Be careful - there are SOME cases where there CAN be a difference between ripping at 30x to ripping at 8x… It will all depend on the condition of the disc you are ripping from. I’ve done many tests in the past using CDDAE and its built-in error verification tool with yellow and red graphs representing errors in the comparaison.
I have found that on some audio CDs, yes original, pressed CDs, when ripping at 30x and running a compare I would get quite a few yellow spots, which represents errors… The fewer these errors the less likely you might hear them, however, for some low volume or some type of songs like classical you will notice pops and other noises. Otherwise, if a disc is not damaged, scratched or dirty and in healthy condition there should be no problem at all extracting at the maximum speed your drive supports.

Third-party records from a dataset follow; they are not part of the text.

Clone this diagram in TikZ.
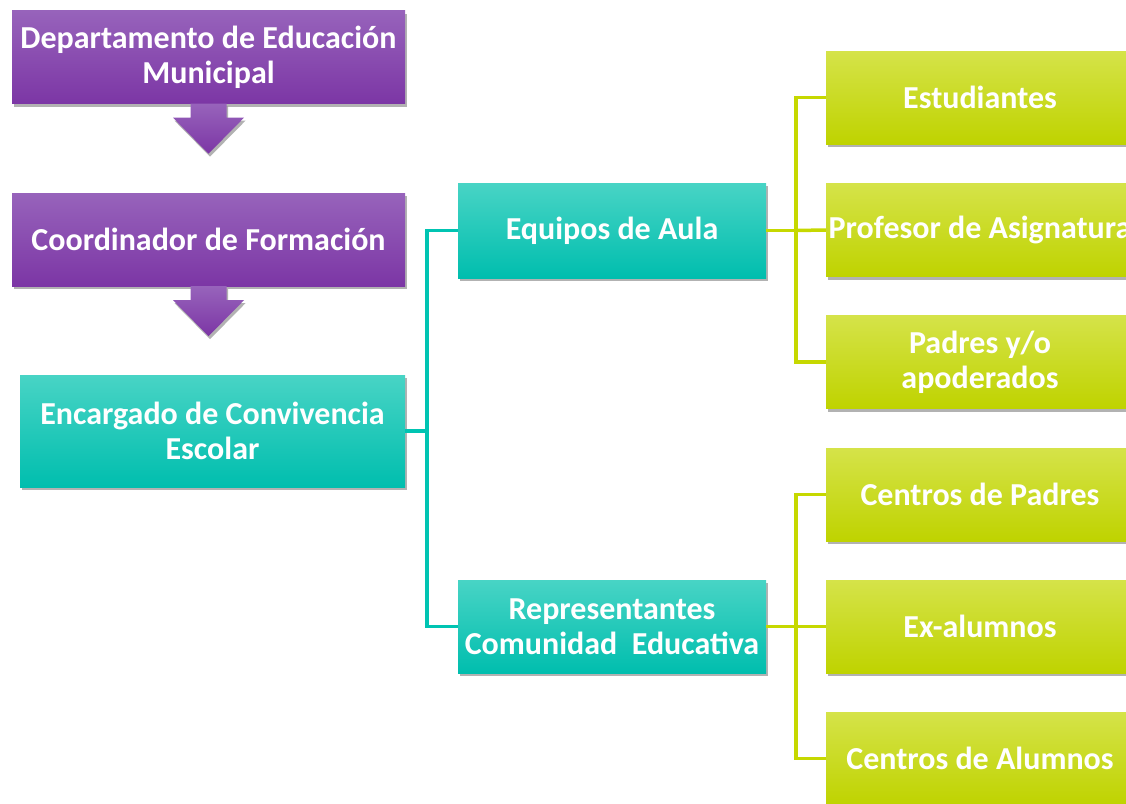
\documentclass[tikz,border=0pt]{standalone}
\usepackage{fontspec}
\setmainfont{Carlito}
\definecolor{purT}{HTML}{9763BB}
\definecolor{purB}{HTML}{7C36A5}
\definecolor{teaT}{HTML}{48D4C5}
\definecolor{teaM}{HTML}{00CDB9}
\definecolor{teaB}{HTML}{00BEAE}
\definecolor{grnT}{HTML}{D5E349}
\definecolor{grnM}{HTML}{CCDF00}
\definecolor{grnB}{HTML}{BFD300}
\definecolor{teaL}{HTML}{00C4B2}
\definecolor{grnL}{HTML}{C6D800}
\usetikzlibrary{calc,shadows}
\tikzset{
  box/.style={inner sep=0pt,minimum height=93,align=center,text=white,
    font=\bfseries\fontsize{32}{35}\selectfont,
    drop shadow={shadow xshift=1.5pt,shadow yshift=-3pt,fill=black,opacity=.3}},
  pbox/.style={box,minimum width=393,top color=purT,bottom color=purB},
  tbox/.style={box,minimum width=308,top color=teaT,middle color=teaM,bottom color=teaB},
  gbox/.style={box,minimum width=308,top color=grnT,middle color=grnM,bottom color=grnB},
  parr/.style={top color=purT,bottom color=purB,
    drop shadow={shadow xshift=1.5pt,shadow yshift=-3pt,fill=black,opacity=.3}},
  tline/.style={draw=teaL,line width=3.5pt},
  gline/.style={draw=grnL,line width=3.5pt},
}

\begin{document}
\begin{tikzpicture}[x=1pt,y=-1pt]
\useasboundingbox (0,0) rectangle (1126,803);
\clip (0,0) rectangle (1126,803);
% left column
\node[pbox] (dep) at (208.5,57) {Departamento de Educación\\Municipal};
\node[pbox] (coo) at (208.5,239.5) {Coordinador de Formación};
\node[tbox,minimum width=385,minimum height=112] (enc) at (212.5,431) {Encargado de Convivencia\\Escolar};
% block arrows
\foreach \n in {dep,coo}
  \shade[parr] ($(\n.south)+(-18,0)$) -- ++(0,14) -- ++(-17.5,0) -- ($(\n.south)+(0,50)$)
    -- ($(\n.south)+(35.5,14)$) -- ($(\n.south)+(18,14)$) -- ($(\n.south)+(18,0)$) -- cycle;
% middle column
\node[tbox,minimum height=95] (equ) at (612,230.5) {Equipos de Aula};
\node[tbox] (rep) at (612,626.5) {Representantes\\Comunidad\ \ Educativa};
% right column
\node[gbox] (est) at (980,97.5) {Estudiantes};
\node[gbox] (pro) at (980,230) {Profesor de Asignatura};
\node[gbox] (pad) at (980,362) {Padres y/o\\apoderados};
\node[gbox] (cpa) at (980,494.5) {Centros de Padres};
\node[gbox] (exa) at (980,626.5) {Ex-alumnos};
\node[gbox] (cal) at (980,758.5) {Centros de Alumnos};
% connectors
\coordinate (tj) at ($(enc.east)+(22,0)$);
\draw[tline] (enc.east) -- (tj) |- (equ.west);
\draw[tline] (tj) |- (rep.west);
\coordinate (gj1) at ($(equ.east)+(30,0)$);
\draw[gline] (equ.east) -- (gj1) |- (est.west);
\draw[gline] (gj1) |- (pad.west);
\draw[gline] (gj1) -- (pro.west);
\coordinate (gj2) at ($(rep.east)+(30,0)$);
\draw[gline] (rep.east) -- (gj2) |- (cpa.west);
\draw[gline] (gj2) |- (cal.west);
\draw[gline] (gj2) -- (exa.west);
\end{tikzpicture}
\end{document}
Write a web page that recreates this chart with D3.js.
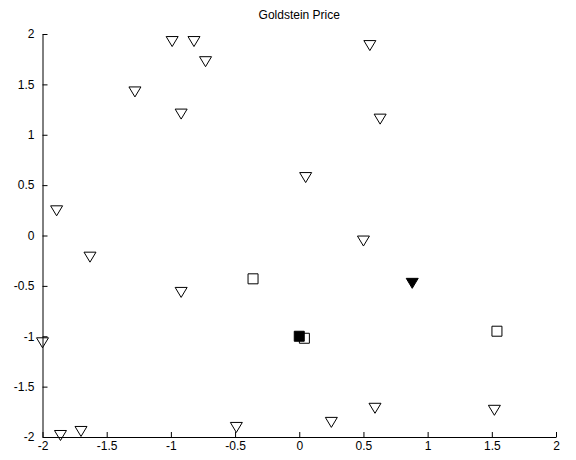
<!DOCTYPE html>
<html><head><meta charset="utf-8">
<script src="https://cdn.jsdelivr.net/npm/d3@7"></script>
<style>body{margin:0;background:#fff}</style>
</head><body>
<script>
const title = "Goldstein Price";
const xTicks = [-2,-1.5,-1,-0.5,0,0.5,1,1.5,2];
const yTicks = [-2,-1.5,-1,-0.5,0,0.5,1,1.5,2];
// open down-triangles
const triX = [-0.99,-0.82,-0.73,0.55,-1.28,-0.92,0.63,0.05,-1.89,-1.63,0.50,-0.92,-2.0,-1.86,-1.70,-0.49,0.25,0.59,1.52];
const triY = [1.93,1.93,1.73,1.89,1.43,1.21,1.16,0.58,0.25,-0.21,-0.05,-0.56,-1.06,-1.98,-1.94,-1.90,-1.85,-1.71,-1.73];
// open squares
const sqX = [-0.36,0.04,1.54];
const sqY = [-0.43,-1.02,-0.95];
// filled triangle
const ftX = [0.88];
const ftY = [-0.47];
// filled square
const fsX = [0.0];
const fsY = [-1.0];

const W=576,H=460;
const m={l:42.5,r:20,t:34,b:23};
const svg=d3.select("body").append("svg").attr("width",W).attr("height",H);
const x=d3.scaleLinear().domain([-2,2]).range([m.l,W-m.r]);
const y=d3.scaleLinear().domain([-2,2]).range([H-m.b,m.t]);

const font="Liberation Sans, Arial, sans-serif";
svg.append("text").attr("x",(x(-2)+x(2))/2).attr("y",19).attr("text-anchor","middle")
  .attr("font-family",font).attr("font-size",12).text(title);

const fmt=d=>String(d);
const xa=svg.append("g").attr("transform",`translate(0,${y(-2)})`)
  .call(d3.axisBottom(x).tickValues(xTicks).tickSizeInner(-5).tickSizeOuter(0).tickPadding(8).tickFormat(fmt));
const ya=svg.append("g").attr("transform",`translate(${x(-2)},0)`)
  .call(d3.axisLeft(y).tickValues(yTicks).tickSizeInner(-5).tickSizeOuter(0).tickPadding(8).tickFormat(fmt));
[xa,ya].forEach(g=>{
  g.selectAll("text").attr("font-family",font).attr("font-size",12).attr("fill","#000");
  g.select(".domain").attr("stroke","#000");
  g.selectAll(".tick line").attr("stroke","#000");
});
xa.selectAll("text").attr("dy","0.45em");

const tri="M-6,-4.5L6,-4.5L0,5.5Z";
const sq="M-5,-5L5,-5L5,5L-5,5Z";
const g=svg.append("g");
g.selectAll(".t").data(d3.range(triX.length)).join("path")
  .attr("d",tri).attr("transform",i=>`translate(${x(triX[i])},${y(triY[i])})`)
  .attr("fill","none").attr("stroke","#000").attr("stroke-width",1);
g.selectAll(".s").data(d3.range(sqX.length)).join("path")
  .attr("d",sq).attr("transform",i=>`translate(${x(sqX[i])},${y(sqY[i])})`)
  .attr("fill","none").attr("stroke","#000").attr("stroke-width",1);
g.selectAll(".ft").data(d3.range(ftX.length)).join("path")
  .attr("d",tri).attr("transform",i=>`translate(${x(ftX[i])},${y(ftY[i])})`)
  .attr("fill","#000").attr("stroke","#000");
g.selectAll(".fs").data(d3.range(fsX.length)).join("path")
  .attr("d",sq).attr("transform",i=>`translate(${x(fsX[i])},${y(fsY[i])})`)
  .attr("fill","#000").attr("stroke","#000");
</script>
</body></html>
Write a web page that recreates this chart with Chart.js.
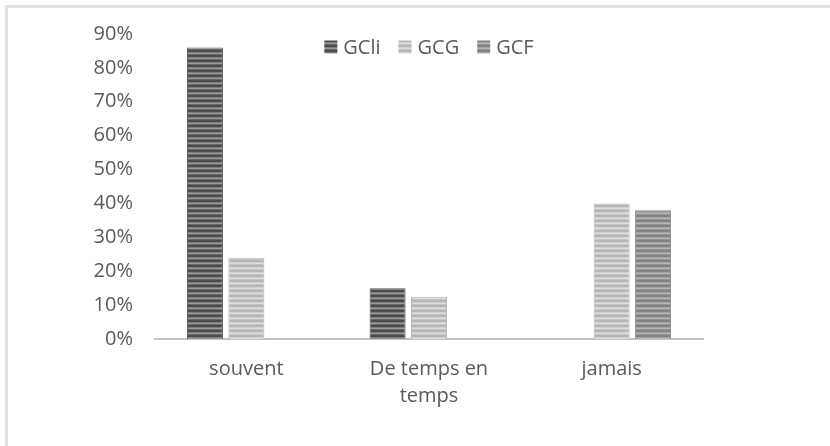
<!DOCTYPE html>
<html>
<head>
<meta charset="utf-8">
<script src="https://cdn.jsdelivr.net/npm/chart.js@4/dist/chart.umd.min.js"></script>
<style>
  html, body { margin: 0; padding: 0; background: #fff; }
  #wrap { position: relative; width: 830px; height: 446px; overflow: hidden; }
  #frame { position: absolute; left: 5px; top: 5px; right: 0; bottom: 0;
           border-top: 3px solid #e2e2e2; border-left: 3px solid #e2e2e2; pointer-events: none; }
  canvas { position: absolute; left: 0; top: 0; }
</style>
</head>
<body>
<div id="wrap">
  <canvas id="c" width="830" height="446"></canvas>
  <div id="frame"></div>
</div>
<script>
// ---- data ----
const categories = [['souvent'], ['De temps en', 'temps'], ['jamais']];
const seriesNames = ['GCli', 'GCG', 'GCF'];
const gcliValues = [86, 15, 0];
const gcgValues = [24, 12.5, 40];
const gcfValues = [0, 0, 38];
const yTicks = [0, 10, 20, 30, 40, 50, 60, 70, 80, 90];

// ---- striped fills ----
function stripes(rows) {
  const c = document.createElement('canvas');
  c.width = 1; c.height = rows.length;
  const g = c.getContext('2d');
  rows.forEach((col, i) => { g.fillStyle = col; g.fillRect(0, i, 1, 1); });
  return document.getElementById('c').getContext('2d').createPattern(c, 'repeat');
}
const fills = [
  stripes(['#4c4c4c', '#4c4c4c', '#7c7c7c', '#9a9a9a', '#666666']),
  stripes(['#b6b6b6', '#b6b6b6', '#d0d0d0', '#dedede', '#c4c4c4']),
  stripes(['#838383', '#838383', '#a3a3a3', '#b6b6b6', '#949494'])
];
const edges = ['#555555', '#b8b8b8', '#888888'];

const FONT = "'Open Sans', 'DejaVu Sans', sans-serif";
const TEXT = '#5a5a5a';

// custom legend drawn inside the plot area, centred over it
const overlayLegend = {
  id: 'overlayLegend',
  afterDraw(chart) {
    const ctx = chart.ctx;
    const area = chart.chartArea;
    ctx.save();
    ctx.font = '20px ' + FONT;
    ctx.textBaseline = 'middle';
    const box = 13, gapBox = 6, gapItem = 18;
    const items = chart.data.datasets.map((d, i) => ({
      label: d.label, fill: d.backgroundColor, w: box + gapBox + ctx.measureText(d.label).width
    }));
    const total = items.reduce((s, it) => s + it.w, 0) + gapItem * (items.length - 1);
    let x = (area.left + area.right) / 2 - total / 2;
    const y = area.top + 13;
    items.forEach(it => {
      ctx.fillStyle = it.fill;
      ctx.fillRect(x, y - box / 2, box, box);
      ctx.fillStyle = TEXT;
      ctx.textAlign = 'left';
      ctx.fillText(it.label, x + box + gapBox, y + 1);
      x += it.w + gapItem;
    });
    ctx.restore();
  }
};

const values = [gcliValues, gcgValues, gcfValues];

new Chart(document.getElementById('c'), {
  type: 'bar',
  data: {
    labels: categories,
    datasets: seriesNames.map((n, i) => ({
      label: n,
      data: values[i],
      backgroundColor: fills[i],
      borderColor: edges[i],
      borderWidth: 1,
      categoryPercentage: 0.68,
      barPercentage: 0.87
    }))
  },
  options: {
    responsive: false,
    animation: false,
    layout: { padding: { top: 34, right: 127, bottom: 0, left: 0 } },
    plugins: { legend: { display: false }, tooltip: { enabled: false } },
    scales: {
      x: {
        grid: { display: false, drawTicks: false },
        border: { display: true, color: '#c2c2c2', width: 2 },
        ticks: { color: TEXT, font: { family: FONT, size: 20, lineHeight: 1.35 }, padding: 17, maxRotation: 0, autoSkip: false },
        afterFit(s) { s.height = 107; }
      },
      y: {
        min: 0, max: 90,
        grid: { display: false, drawTicks: false },
        border: { display: false },
        afterBuildTicks(s) { s.ticks = yTicks.map(v => ({ value: v })); },
        ticks: { color: TEXT, font: { family: FONT, size: 20 }, padding: 22, callback: v => v + '%' },
        afterFit(s) { s.width = 155; }
      }
    }
  },
  plugins: [overlayLegend]
});
</script>
</body>
</html>
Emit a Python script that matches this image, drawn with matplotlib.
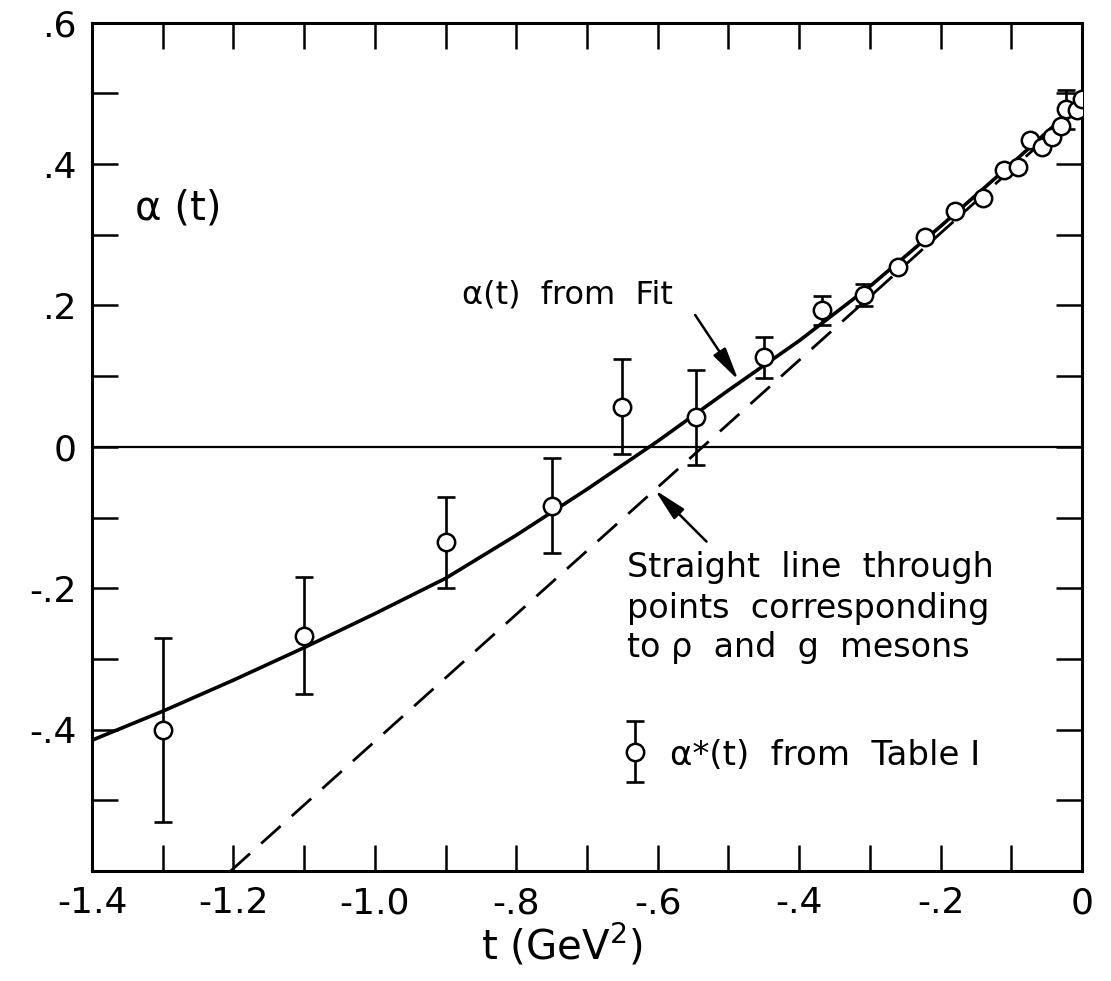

You can run tests on your own. I’ve taken many health Audio CDs (originals) and ripped them at 30x and used the bit verify function, all turned out error free… Done the same rips at 4x and 8x, and binary compared the WAV files, they were identical bit for bit…
My recommendations - if you are aware that the Audio CD is in bad shape (scratches, dirty, etc…) it is best to at speeds lower than 12x, I’d say 8x…otherwise no problem.
As to BURNING an Audio CD, I would not go higher than 8x for burning an Audio CD-R. No matter how hard you try your burnt audio CD will never be bit for bit identical to your original, but usually it comes pretty close with very low errors, you want to keep it that way.
EAC (ExactAudioCopy) works differently and is actually much slower, but provides a more accurate extraction to come as close as you will get to the original.
Ã€s far as C1/C2 errors, on a good media you DO NOT want to see ANY C2 errors… As to C1s, the lower, the better, usually not exceeding 50 (not the total) - normally good quality burns would be in the single digit range.